When reports appeared last month that the next generation of iPhone would likely debut in September — complete with larger screen and higher resolution — I was giddy.
But for my beloved but battered iPhone 4 (age 102 in smartphone years), September is a long way off.
Most of us treat our mobile phones as expendable, and for good reason: The average lifespan is 18 to 24 months, and the latest software isn’t usually available after a few years.
When iOS 7 was released last year, Apple only extended updates back to the iPhone 4 — the 3GS, which sold from 2009 to 2012, was rendered a dinosaur. Thanks to carriers’ upgrade discounts and the dangers inherent in being a small object subject to constant abuse, many flit from one phone to the next without an eye on resources required or waste involved.
But prolonging your phone's life beyond the two-year average doesn’t require the tech equivalent of an M.D.

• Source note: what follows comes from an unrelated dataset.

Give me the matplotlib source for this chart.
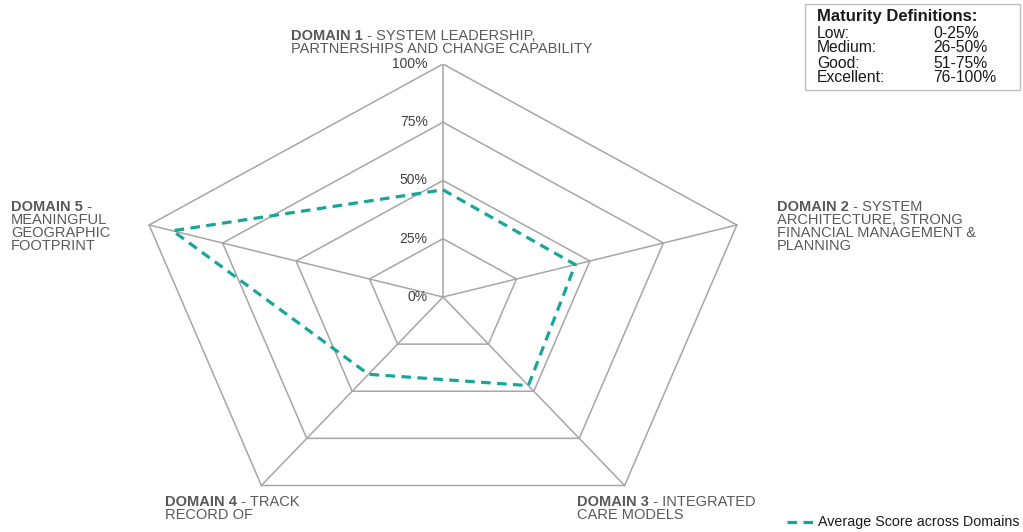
import numpy as np
import matplotlib.pyplot as plt

plt.rcParams['font.family'] = ['Liberation Sans', 'DejaVu Sans']

domains = ['DOMAIN 1', 'DOMAIN 2', 'DOMAIN 3', 'DOMAIN 4', 'DOMAIN 5']
domain_text = [
    [' - SYSTEM LEADERSHIP,', 'PARTNERSHIPS AND CHANGE CAPABILITY'],
    [' - SYSTEM', 'ARCHITECTURE, STRONG', 'FINANCIAL MANAGEMENT &', 'PLANNING'],
    [' - INTEGRATED', 'CARE MODELS'],
    [' - TRACK', 'RECORD OF'],
    [' -', 'MEANINGFUL', 'GEOGRAPHIC', 'FOOTPRINT'],
]
avg_score = [0.46, 0.45, 0.47, 0.41, 0.92]
rings = [0.25, 0.50, 0.75, 1.00]
ring_labels = ['0%', '25%', '50%', '75%', '100%']
maturity_levels = ['Low:', 'Medium:', 'Good:', 'Excellent:']
maturity_ranges = ['0-25%', '26-50%', '51-75%', '76-100%']

W, H = 1023, 532
fig = plt.figure(figsize=(W / 100, H / 100), dpi=100)

# radar drawn on plain axes so it can be stretched like the original
cx, cy, rx, ry = 443, 297, 309, 233
ax = fig.add_axes([(cx - rx) / W, (H - cy - ry) / H, 2 * rx / W, 2 * ry / H])
ax.set_xlim(-1, 1)
ax.set_ylim(-1, 1)
ax.axis('off')

theta = np.linspace(0, 2 * np.pi, len(domains), endpoint=False)
theta_c = np.append(theta, theta[0])
sx, sy = np.sin(theta_c), np.cos(theta_c)
grid_col = '#a6a6a6'
for r in rings:
    ax.plot(r * sx, r * sy, color=grid_col, lw=1.1, zorder=1)
for i in range(len(domains)):
    ax.plot([0, sx[i]], [0, sy[i]], color=grid_col, lw=1.1, zorder=1)

v = np.append(avg_score, avg_score[0])
teal = '#1aa59a'
ax.plot(v * sx, v * sy, color=teal, lw=2.3, dashes=(3.0, 2.0), zorder=3)

for lab, r in zip(ring_labels, [0] + rings):
    ax.annotate(lab, (0, r), xytext=(-11, 0), textcoords='offset points',
                ha='right', va='center', fontsize=10, color='#404040')

fig.canvas.draw()
renderer = fig.canvas.get_renderer()
txt_col = '#595959'
fs = 10.5


def px(x, y):
    return x / W, 1 - y / H


label_pos = [(291, 36), (777, 207), (577, 502), (165, 502), (11, 207)]
for name, lines, (lx, ly) in zip(domains, domain_text, label_pos):
    t = fig.text(*px(lx, ly), name, fontsize=fs, fontweight='bold',
                 color=txt_col, va='center', ha='left')
    bb = t.get_window_extent(renderer)
    fig.text(*px(lx + bb.width, ly), lines[0], fontsize=fs, color=txt_col,
             va='center', ha='left')
    for k, line in enumerate(lines[1:]):
        fig.text(*px(lx, ly + 13 * (k + 1)), line, fontsize=fs, color=txt_col,
                 va='center', ha='left')

# maturity definitions box
box = plt.Rectangle(px(805, 90), 215 / W, 86 / H, transform=fig.transFigure,
                    fill=False, edgecolor='#bfbfbf', lw=1)
fig.patches.append(box)
fig.text(*px(817, 17), 'Maturity Definitions:', fontsize=12, fontweight='bold',
         color='#1a1a1a', va='center')
for k, (lvl, rng) in enumerate(zip(maturity_levels, maturity_ranges)):
    fig.text(*px(817, 33 + 15 * k), lvl, fontsize=11.3, color='#1a1a1a', va='center')
    fig.text(*px(933, 33 + 15 * k), rng, fontsize=11.3, color='#1a1a1a', va='center')

# legend
leg_ax = fig.add_axes([787 / W, 0, 26 / W, 20 / H])
leg_ax.set_xlim(0, 1)
leg_ax.set_ylim(0, 1)
leg_ax.axis('off')
leg_ax.plot([0, 1], [0.5, 0.5], color=teal, lw=2.3, dashes=(3.0, 2.0))
fig.text(*px(818, 522), 'Average Score across Domains', fontsize=10.3,
         color='#1a1a1a', va='center')

fig.savefig('out.png', dpi=100)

If you need your “legacy” iPhone to limp through to September and beyond, there are methods to keep it on life support. It's time to break out the bandages, scrub in, and patch up your patient by following these steps.
Triage the patient
It may seem obvious but it’s worth repeating: Purging unused apps and downloading those selfies to your computer can give your phone an extra spring in its step. Removing several gigs’ worth of music, podcasts and unused apps seems to be the best thing I’ve done to improve my phone’s performance.
Check its vitals
Battery life is the problem child of every smartphone. With life cycles never quite seeming to reach the purported number of charges, batteries do not age gracefully. BuzzFeed and Gizmodo both had good, overlapping guides for diving into your phone’s innards to squeeze out more battery life. But in a wonderfully sharp post on iPhone battery woes, former Apple Genius Scotty Loveless approaches hemorrhaging battery life with a scalpel rather than an ax. Loveless recommends examining your phone’s usage (Settings > General > Usage) to get a feel for your phone’s battery performance before looking at settings for specific apps (such as Facebook) that can stress a battery more than others.
Loveless and others have also noted that manually managing multitasking (hitting your home button twice to get the list of open apps, then swiping up to close ones you don’t need) isn’t necessary to preserve battery; Loveless actually discourages it, which took this multitasker by surprise.